* **Description of the task**: In the listing below, locate the lines that hold the string "chart". Copy those lines.

* **Dataset excerpt**:
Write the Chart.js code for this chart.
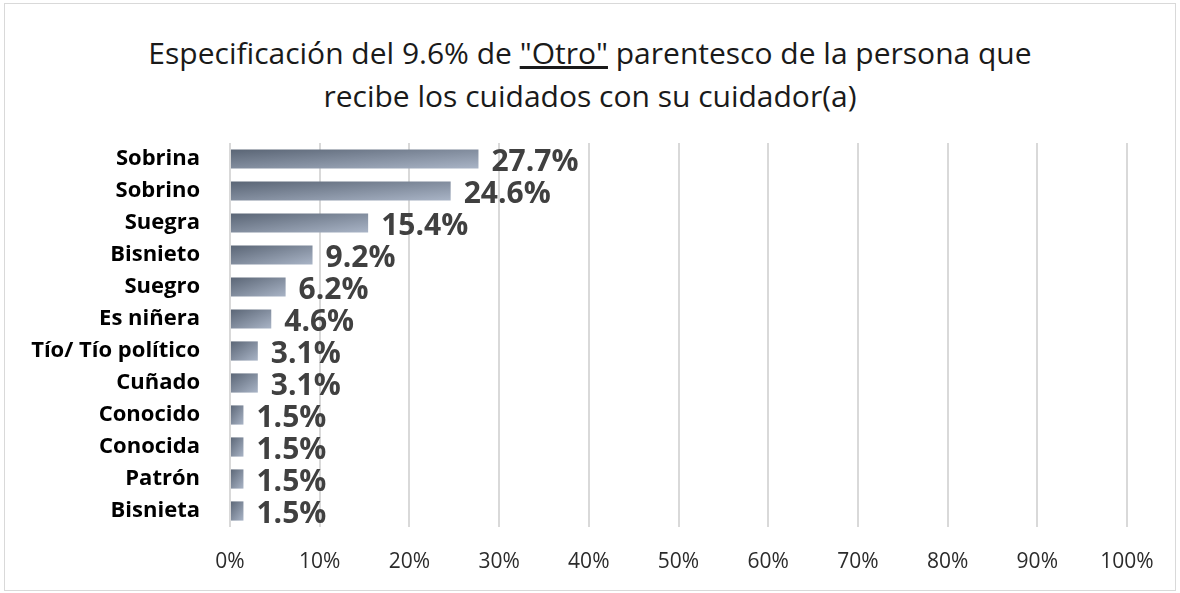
<!DOCTYPE html>
<html>
<head>
<meta charset="utf-8">
<script src="https://cdn.jsdelivr.net/npm/chart.js@4.4.1/dist/chart.umd.min.js"></script>
<style>
  html, body { margin: 0; padding: 0; background: #fff; }
  #wrap { position: relative; width: 1180px; height: 593px; }
  #frame { position: absolute; left: 4px; top: 3px; width: 1170px; height: 586px; border: 1px solid #d9d9d9; pointer-events: none; }
  #title { position: absolute; left: 0; top: 31px; width: 1180px; text-align: center;
    font-family: "Open Sans", sans-serif; font-size: 30px; line-height: 43px; color: #1a1a1a; }
  canvas { position: absolute; left: 0; top: 0; }
</style>
</head>
<body>
<div id="wrap">
  <div id="frame"></div>
  <div id="title">Especificación del 9.6% de <u>"Otro"</u> parentesco de la persona que<br>recibe los cuidados con su cuidador(a)</div>
  <canvas id="chart" width="1180" height="593"></canvas>
</div>
<script>
const categories = ['Sobrina', 'Sobrino', 'Suegra', 'Bisnieto', 'Suegro', 'Es niñera',
  'Tío/ Tío político', 'Cuñado', 'Conocido', 'Conocida', 'Patrón', 'Bisnieta'];
const values = [27.7, 24.6, 15.4, 9.2, 6.2, 4.6, 3.1, 3.1, 1.5, 1.5, 1.5, 1.5];
const tickValues = [0, 10, 20, 30, 40, 50, 60, 70, 80, 90, 100];

// diagonal gradient scaled to each bar's box (top-left dark, bottom-right light)
function barFill(ctx) {
  const chart = ctx.chart;
  const xs = chart.scales.x, ys = chart.scales.y;
  if (!xs || !ys || !chart.chartArea) return '#7f8a9c';
  const x0 = xs.getPixelForValue(0);
  const x1 = xs.getPixelForValue(ctx.raw);
  const yc = ys.getPixelForValue(ctx.dataIndex);
  const h = 19, top = yc - h / 2;
  const w = Math.max(1, x1 - x0);
  const nx = 1 / w, ny = 1 / h, n2 = nx * nx + ny * ny;
  const dx = 2 * nx / n2, dy = 2 * ny / n2;
  const g = chart.ctx.createLinearGradient(x0, top, x0 + dx, top + dy);
  g.addColorStop(0, '#5a6575');
  g.addColorStop(1, '#a9b4c6');
  return g;
}

const valueLabels = {
  id: 'valueLabels',
  afterDatasetsDraw(chart) {
    const c = chart.ctx;
    const meta = chart.getDatasetMeta(0);
    c.save();
    c.font = 'bold 30px "Open Sans", sans-serif';
    c.fillStyle = '#404040';
    c.textAlign = 'left';
    c.textBaseline = 'middle';
    meta.data.forEach((bar, i) => {
      c.fillText(values[i].toFixed(1) + '%', bar.x + 13, bar.y + 3);
    });
    c.restore();
  }
};

new Chart(document.getElementById('chart'), {
  type: 'bar',
  data: {
    labels: categories,
    datasets: [{
      data: values,
      backgroundColor: barFill,
      borderWidth: 0,
      barPercentage: 0.6,
      categoryPercentage: 1
    }]
  },
  options: {
    indexAxis: 'y',
    responsive: false,
    animation: false,
    layout: { padding: { left: 0, right: 53, top: 143, bottom: 0 } },
    plugins: { legend: { display: false }, tooltip: { enabled: false }, title: { display: false } },
    scales: {
      x: {
        min: 0, max: 100,
        afterBuildTicks(scale) { scale.ticks = tickValues.map(v => ({ value: v })); },
        afterFit(scale) { scale.height = 66; },
        grid: { color: '#d9d9d9', lineWidth: 2, drawTicks: false },
        border: { display: false },
        ticks: {
          padding: 22,
          color: '#2b2b2b',
          font: { family: '"Open Sans", sans-serif', size: 21 },
          callback: v => v + '%'
        }
      },
      y: {
        afterFit(scale) { scale.width = 230; },
        grid: { display: false },
        border: { display: false },
        ticks: {
          padding: 22,
          color: '#000',
          font: { family: '"Open Sans", sans-serif', size: 22, weight: 'bold' }
        }
      }
    }
  },
  plugins: [valueLabels]
});
</script>
</body>
</html>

* **Task solution**:
Write the Chart.js code for this chart.
<script src="https://cdn.jsdelivr.net/npm/chart.js@4.4.1/dist/chart.umd.min.js"></script>
  <canvas id="chart" width="1180" height="593"></canvas>
  const chart = ctx.chart;
  const xs = chart.scales.x, ys = chart.scales.y;
  if (!xs || !ys || !chart.chartArea) return '#7f8a9c';
  const g = chart.ctx.createLinearGradient(x0, top, x0 + dx, top + dy);
  afterDatasetsDraw(chart) {
    const c = chart.ctx;
    const meta = chart.getDatasetMeta(0);
new Chart(document.getElementById('chart'), {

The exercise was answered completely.